THE DESIGNATION of August 11 as World Pan Day by Pan Trinbago is an acknowledgment of the international reach of pan. Countries such as Switzerland, Denmark, Grenada, Germany, Japan, Finland, the Netherlands, France, US, and UK have pan associations or teach and practise the pan. But closer to home, two issues regarding the national instrument requiring greater attention should be noted.
Pan Trinbago has expressed disappointment that pan will not be more prominently featured in the finale of Carifesta XIV, a concert called Island Beats, scheduled to take place on August 24. The show, at the Queen’s Park Savannah, will feature international stars Shaggy, Kassav, Calypso Rose, Machel Montano, Nailah Blackman, and other local acts. But Pan Trinbago feels disappointed pan will not be represented at the concert, except for the playing of the national anthem.
“We are totally upset in Pan Trinbago,” said the organisation’s president Beverly Ramsey-Moore. Its external relations officer Dane Gulston linked this situation to a pigeonholing of pan.

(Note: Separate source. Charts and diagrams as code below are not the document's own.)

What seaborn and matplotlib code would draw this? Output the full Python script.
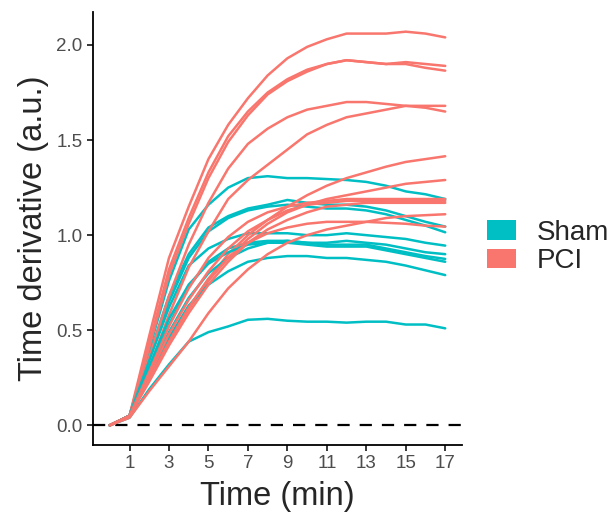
import numpy as np
import pandas as pd
import matplotlib
matplotlib.use("Agg")
import matplotlib.pyplot as plt
from matplotlib.patches import Patch
import seaborn as sns

SHAM_COLOR = "#00BFC4"
PCI_COLOR = "#F8766D"

# time points (min)
time_min = [0, 1, 2, 3, 4, 5, 6, 7, 8, 9, 10, 11, 12, 13, 14, 15, 16, 17]

# Sham animals, time derivative (a.u.)
sham = [
    [0, 0.05, 0.40, 0.76, 1.03, 1.16, 1.25, 1.30, 1.31, 1.30, 1.30, 1.295, 1.29, 1.28, 1.26, 1.23, 1.215, 1.19],
    [0, 0.05, 0.37, 0.68, 0.90, 1.04, 1.10, 1.14, 1.16, 1.185, 1.17, 1.16, 1.16, 1.15, 1.13, 1.10, 1.07, 1.045],
    [0, 0.05, 0.35, 0.65, 0.88, 1.02, 1.09, 1.13, 1.15, 1.16, 1.15, 1.14, 1.14, 1.13, 1.11, 1.08, 1.05, 1.015],
    [0, 0.05, 0.34, 0.62, 0.84, 0.93, 0.98, 1.01, 1.01, 1.01, 1.00, 1.00, 1.01, 1.00, 0.99, 0.98, 0.96, 0.945],
    [0, 0.05, 0.29, 0.53, 0.73, 0.86, 0.93, 0.96, 0.97, 0.97, 0.96, 0.96, 0.97, 0.96, 0.95, 0.93, 0.91, 0.90],
    [0, 0.05, 0.27, 0.49, 0.67, 0.80, 0.88, 0.93, 0.96, 0.97, 0.96, 0.95, 0.95, 0.95, 0.93, 0.91, 0.89, 0.875],
    [0, 0.05, 0.31, 0.56, 0.74, 0.85, 0.91, 0.95, 0.96, 0.96, 0.95, 0.94, 0.94, 0.94, 0.92, 0.90, 0.88, 0.86],
    [0, 0.05, 0.25, 0.46, 0.63, 0.74, 0.81, 0.86, 0.88, 0.89, 0.89, 0.88, 0.88, 0.87, 0.86, 0.84, 0.815, 0.79],
    [0, 0.04, 0.19, 0.32, 0.44, 0.49, 0.52, 0.555, 0.56, 0.55, 0.545, 0.545, 0.54, 0.545, 0.545, 0.53, 0.53, 0.51],
]

# PCI animals
pci = [
    [0, 0.05, 0.47, 0.88, 1.15, 1.40, 1.58, 1.72, 1.84, 1.93, 1.99, 2.03, 2.06, 2.06, 2.06, 2.07, 2.06, 2.04],
    [0, 0.05, 0.43, 0.82, 1.09, 1.33, 1.52, 1.65, 1.75, 1.82, 1.87, 1.90, 1.92, 1.91, 1.90, 1.91, 1.90, 1.89],
    [0, 0.05, 0.41, 0.79, 1.06, 1.30, 1.49, 1.63, 1.74, 1.81, 1.86, 1.90, 1.92, 1.91, 1.90, 1.90, 1.88, 1.865],
    [0, 0.05, 0.36, 0.68, 0.95, 1.17, 1.35, 1.48, 1.56, 1.62, 1.66, 1.68, 1.70, 1.70, 1.69, 1.68, 1.67, 1.65],
    [0, 0.05, 0.30, 0.58, 0.83, 1.02, 1.19, 1.29, 1.37, 1.45, 1.53, 1.58, 1.62, 1.64, 1.66, 1.68, 1.68, 1.68],
    [0, 0.05, 0.25, 0.45, 0.62, 0.77, 0.90, 1.00, 1.08, 1.15, 1.21, 1.26, 1.30, 1.33, 1.36, 1.385, 1.40, 1.415],
    [0, 0.05, 0.24, 0.44, 0.61, 0.76, 0.88, 0.98, 1.06, 1.12, 1.16, 1.19, 1.21, 1.23, 1.25, 1.27, 1.28, 1.29],
    [0, 0.05, 0.28, 0.52, 0.72, 0.88, 0.99, 1.07, 1.12, 1.15, 1.17, 1.18, 1.19, 1.19, 1.19, 1.19, 1.19, 1.19],
    [0, 0.05, 0.26, 0.48, 0.66, 0.81, 0.93, 1.02, 1.08, 1.13, 1.16, 1.17, 1.18, 1.18, 1.18, 1.18, 1.18, 1.18],
    [0, 0.05, 0.23, 0.42, 0.59, 0.74, 0.86, 0.96, 1.03, 1.08, 1.12, 1.15, 1.16, 1.17, 1.17, 1.17, 1.17, 1.17],
    [0, 0.04, 0.18, 0.31, 0.44, 0.59, 0.72, 0.82, 0.90, 0.96, 1.00, 1.03, 1.05, 1.07, 1.09, 1.10, 1.105, 1.11],
    [0, 0.05, 0.24, 0.44, 0.62, 0.77, 0.88, 0.96, 1.01, 1.04, 1.06, 1.07, 1.07, 1.07, 1.065, 1.06, 1.05, 1.045],
]

rows = []
for i, curve in enumerate(sham):
    for t, v in zip(time_min, curve):
        rows.append({"subject": f"S{i}", "group": "Sham", "time": t, "value": v})
for i, curve in enumerate(pci):
    for t, v in zip(time_min, curve):
        rows.append({"subject": f"P{i}", "group": "PCI", "time": t, "value": v})
df = pd.DataFrame(rows)

# interleave draw order of the two groups
order = []
for i in range(max(len(sham), len(pci))):
    if i < len(pci):
        order.append(f"P{i}")
    if i < len(sham):
        order.append(f"S{i}")
palette = {s: (SHAM_COLOR if s.startswith("S") else PCI_COLOR) for s in order}

sns.set_style("white")
plt.rcParams["font.family"] = ["Liberation Sans", "DejaVu Sans"]

fig = plt.figure(figsize=(6.16, 5.18), dpi=100)
ax = fig.add_axes([93 / 616, 1 - 445 / 518, (462 - 93) / 616, (445 - 12) / 518])

ax.axhline(0, color="black", lw=1.6, dashes=(5.5, 4.5), zorder=1)
sns.lineplot(data=df, x="time", y="value", hue="subject", hue_order=order,
             palette=palette, estimator=None, lw=1.8, legend=False, ax=ax, zorder=2)

ax.set_xlim(-0.85, 17.85)
ax.set_ylim(-0.1035, 2.1735)
ax.set_xticks([1, 3, 5, 7, 9, 11, 13, 15, 17])
ax.set_yticks([0.0, 0.5, 1.0, 1.5, 2.0])
ax.set_yticklabels(["0.0", "0.5", "1.0", "1.5", "2.0"])
ax.tick_params(axis="both", labelsize=13.5, labelcolor="#4D4D4D", color="black",
               length=4, width=1.1, direction="out", left=True, bottom=True)
for side in ["top", "right"]:
    ax.spines[side].set_visible(False)
for side in ["left", "bottom"]:
    ax.spines[side].set_color("black")
    ax.spines[side].set_linewidth(1.3)

ax.set_xlabel("Time (min)", fontsize=23.5, labelpad=6)
ax.set_ylabel("Time derivative (a.u.)", fontsize=23.5, labelpad=5)

handles = [Patch(facecolor=SHAM_COLOR, edgecolor="none", label="Sham"),
           Patch(facecolor=PCI_COLOR, edgecolor="none", label="PCI")]
fig.legend(handles=handles, loc="center left", bbox_to_anchor=(487 / 616, 1 - 247 / 518),
           frameon=False, fontsize=20, handlelength=1.05, handleheight=0.7,
           handletextpad=0.75, labelspacing=0.1, borderpad=0, borderaxespad=0)

fig.savefig("out.png", dpi=100, facecolor="white")
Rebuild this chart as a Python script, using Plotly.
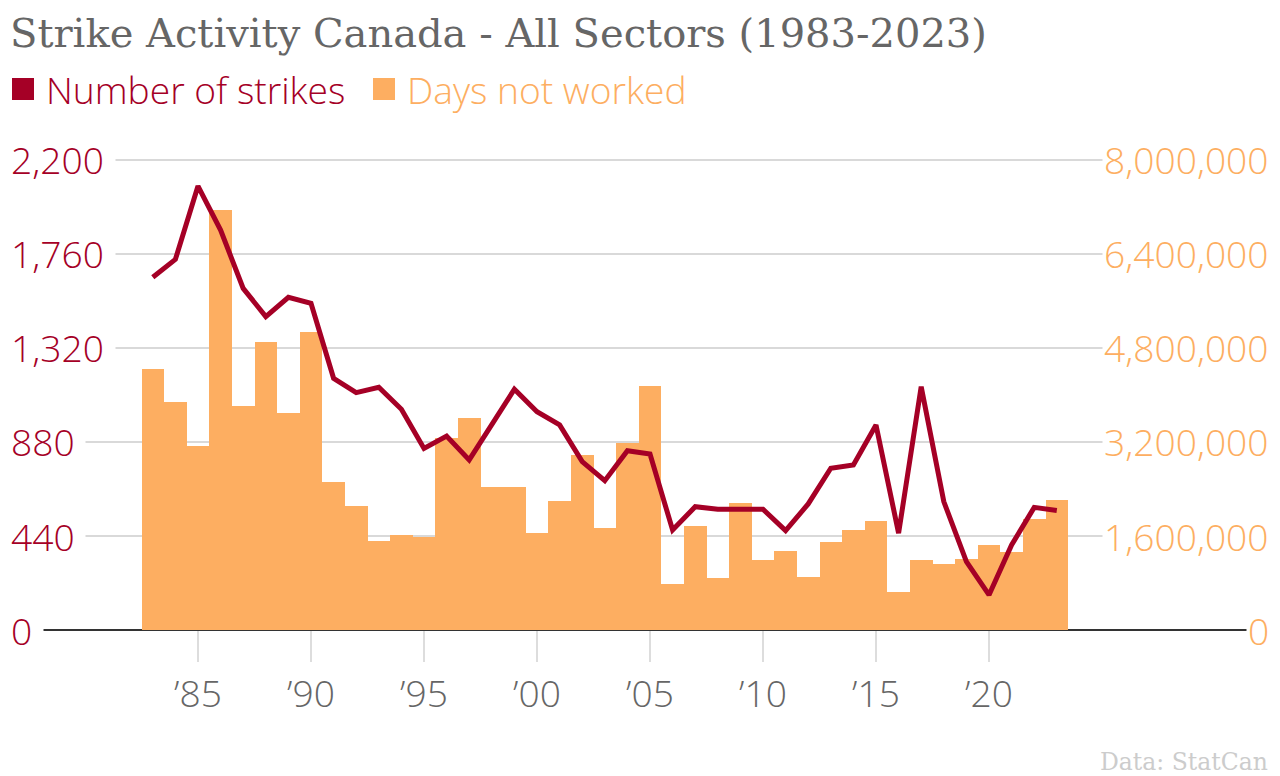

“The time has passed for steelband to just play at cocktail hours,” he said. “Pan is not good enough for that concert? Honestly, I think this is a total disrespect to the pan fraternity.”
It is not as though pan has been excluded from the party. Apart from solo pan performances, Carifesta will feature Pan and Powder on August 21 with BPTT Renegades, Massy All Stars, Desperadoes and Invaders Youth Orchestra, as well as the National Steel Orchestra of Guyana and Hell’s Gate Steel Orchestra from Antigua and Barbuda.
The bone of contention, however, from the perspective of the pan fraternity, is a perception of pan not being central to Carifesta’s marquee events.
When it comes to cultural matters, passions run high. Minister of Community Development, Culture and the Arts Dr Nyan Gadsby-Dolly should address the concerns raised. There may well be good reasons why large steelbands, which have specific requirements, could not be as easily incorporated in certain events or when counter to programming objectives.
The deeper issue is the fact that the pan fraternity has become sensitive to any signal of neglect. That sensitivity probably stems from years of not having the kind of backing they would desire. It’s not too late for a more productive dialogue.
As for competing events going head to head, jostling for audience share, it’s unfortunate energies could not have worked together to produce one memorable event. That said, this is a free country and the more the merrier when it comes to culture.
The second matter is highlighted by the granting of state land to First Citizens Supernovas Steel Orchestra in the Samaroo family’s home town of Surrey Village, Lopinot. The gesture is a reminder of the need for permanent spaces for pan. We have to change the mindset that regards the national instrument as merely a one-dimensional Carnival prop.